UP Police booked more than 500 people for rioting and violence in Kanpur that left 40 wounded, officials said. Three FIRs (first information reports) over violence and rioting have been lodged.
The violence broke out in Nai Sadak, Pared, Yateemkhana area of Kanpur after Friday namaz (3 June) when some people tried to close down shops by force over alleged ’blasphemous’ remarks made by a Bharatiya Janata Party (BJP) spokesperson.
At least 40 people, including 20 police personnel, were wounded during the clashes, police said. The rioters clashed with police, who used batons to disperse the mob.
According to police, the situation in the city was under control on Saturday (4 June), but a heavy police force has been deployed to prevent any untoward incident.

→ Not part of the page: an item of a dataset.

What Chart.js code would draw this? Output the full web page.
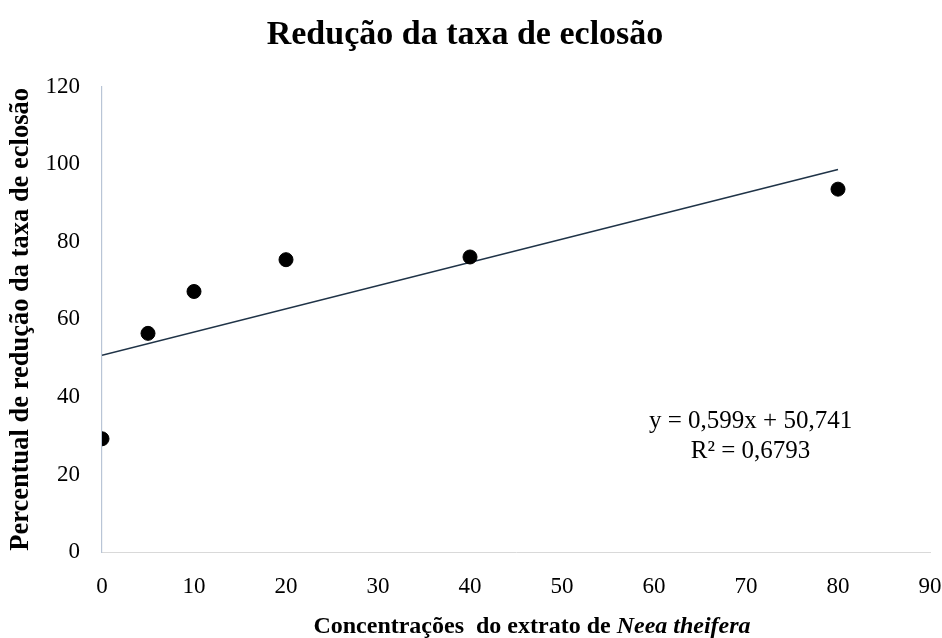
<!DOCTYPE html>
<html lang="pt">
<head>
    <meta charset="UTF-8">
    <title>Redução da taxa de eclosão</title>
    <style>
        html, body {
            margin: 0;
            padding: 0;
            background-color: #ffffff;
        }
        #chart-box {
            width: 942px;
            height: 638px;
        }
    </style>
</head>
<body>
    <div id="chart-box"><canvas id="chart"></canvas></div>

    <script src="https://cdn.jsdelivr.net/npm/chart.js"></script>

    <script>
        // values
        const concentrations = [0, 5, 10, 20, 40, 80];
        const reduction = [29.2, 56.4, 67.2, 75.4, 76.1, 93.6];

        // linear trend line end points (y = 0,599x + 50,741)
        const trendX = [0, 80];
        const trendY = [50.74, 98.66];

        const xTicks = [0, 10, 20, 30, 40, 50, 60, 70, 80, 90];
        const yTicks = [0, 20, 40, 60, 80, 100, 120];

        const equationLines = ['y = 0,599x + 50,741', 'R² = 0,6793'];
        const xTitleMain = 'Concentrações  do extrato de ';
        const xTitleItalic = 'Neea theifera';

        const serif = "'Liberation Serif', 'Times New Roman', serif";

        // equation text and the mixed upright/italic x title
        const extraText = {
            id: 'extraText',
            afterDraw(chart) {
                const ctx = chart.ctx;
                const x = chart.scales.x;
                const y = chart.scales.y;
                ctx.save();
                ctx.fillStyle = '#000';
                ctx.textAlign = 'center';
                ctx.textBaseline = 'middle';
                ctx.font = '25px ' + serif;
                ctx.fillText(equationLines[0], x.getPixelForValue(70.5), y.getPixelForValue(33.6));
                ctx.fillText(equationLines[1], x.getPixelForValue(70.5), y.getPixelForValue(26));

                ctx.font = 'bold 24px ' + serif;
                const w1 = ctx.measureText(xTitleMain).width;
                ctx.font = 'italic bold 24px ' + serif;
                const w2 = ctx.measureText(xTitleItalic).width;
                const cx = (chart.chartArea.left + chart.chartArea.right) / 2 + 16;
                const left = cx - (w1 + w2) / 2;
                ctx.textAlign = 'left';
                ctx.font = 'bold 24px ' + serif;
                ctx.fillText(xTitleMain, left, 627);
                ctx.font = 'italic bold 24px ' + serif;
                ctx.fillText(xTitleItalic, left + w1, 627);
                ctx.restore();
            }
        };

        const points = concentrations.map((c, i) => ({ x: c, y: reduction[i] }));
        const trend = trendX.map((c, i) => ({ x: c, y: trendY[i] }));

        new Chart(document.getElementById('chart').getContext('2d'), {
            type: 'scatter',
            data: {
                datasets: [
                    {
                        label: 'Redução',
                        data: points,
                        backgroundColor: '#000000',
                        borderColor: '#000000',
                        pointRadius: 7,
                        pointHoverRadius: 7
                    },
                    {
                        label: 'Linear',
                        type: 'line',
                        data: trend,
                        borderColor: '#1f3347',
                        borderWidth: 1.6,
                        pointRadius: 0,
                        fill: false
                    }
                ]
            },
            options: {
                responsive: true,
                maintainAspectRatio: false,
                animation: false,
                layout: {
                    padding: { left: 0, right: 12, top: 0, bottom: 0 }
                },
                plugins: {
                    legend: { display: false },
                    tooltip: { enabled: false },
                    title: {
                        display: true,
                        text: 'Redução da taxa de eclosão',
                        color: '#000',
                        font: { family: serif, size: 34, weight: 'bold' },
                        padding: { top: 15, bottom: 31 }
                    }
                },
                scales: {
                    x: {
                        type: 'linear',
                        min: xTicks[0],
                        max: xTicks[xTicks.length - 1],
                        afterBuildTicks: axis => { axis.ticks = xTicks.map(v => ({ value: v })); },
                        afterFit: axis => {
                            axis.height = 86;
                            axis.paddingLeft = 0;
                            axis.paddingRight = 0;
                        },
                        grid: { display: false, drawTicks: false },
                        border: { display: true, color: '#d9d9d9', width: 1 },
                        ticks: {
                            color: '#000',
                            padding: 21,
                            maxRotation: 0,
                            font: { family: serif, size: 23 }
                        }
                    },
                    y: {
                        type: 'linear',
                        min: yTicks[0],
                        max: yTicks[yTicks.length - 1],
                        afterBuildTicks: axis => { axis.ticks = yTicks.map(v => ({ value: v })); },
                        afterFit: axis => {
                            axis.width = 102;
                            axis.paddingTop = 0;
                            axis.paddingBottom = 0;
                        },
                        grid: { display: false, drawTicks: false },
                        border: { display: true, color: '#b9c5d6', width: 1.2 },
                        ticks: {
                            color: '#000',
                            padding: 22,
                            font: { family: serif, size: 23 }
                        },
                        title: {
                            display: true,
                            text: 'Percentual de redução da taxa de eclosão',
                            color: '#000',
                            font: { family: serif, size: 26.5, weight: 'bold' },
                            padding: { top: 5, bottom: 0 }
                        }
                    }
                }
            },
            plugins: [extraText]
        });
    </script>
</body>
</html>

UP Additional Director General of Police Prashant Kumar said the accused would be booked under the UP Gangster Act.
What is the UP Gangster Act, 1986?
The Uttar Pradesh Gangsters and Anti-Social Activities (Prevention) Act was introduced by Chief Minister Vir Bahadur Singh in 1986. The prime motive of the Act was to book 2,500 well-known gangsters in the state at that time and put them behind bars so as to curb organised crime and anti-social activities that disturb the tranquillity of the state.
As per Section 2(b) of the Act, a gang means a group of people who engage in anti-social activities either individually or collectively and want to intentionally hamper public order. A member of a ‘gang’ acting either singly or collectively may be termed as a member of the ‘gang’, provided that they are found to have indulged in any anti-social activities mentioned in Section 2(b) of the Act.
Recently, the Supreme Court opined that a person does not have to be a repeat offender to be prosecuted under the stringent Uttar Pradesh Gangsters and Anti-Social Activities (Prevention) Act. A first-time offender can also face charges under the special law after being part of a gang.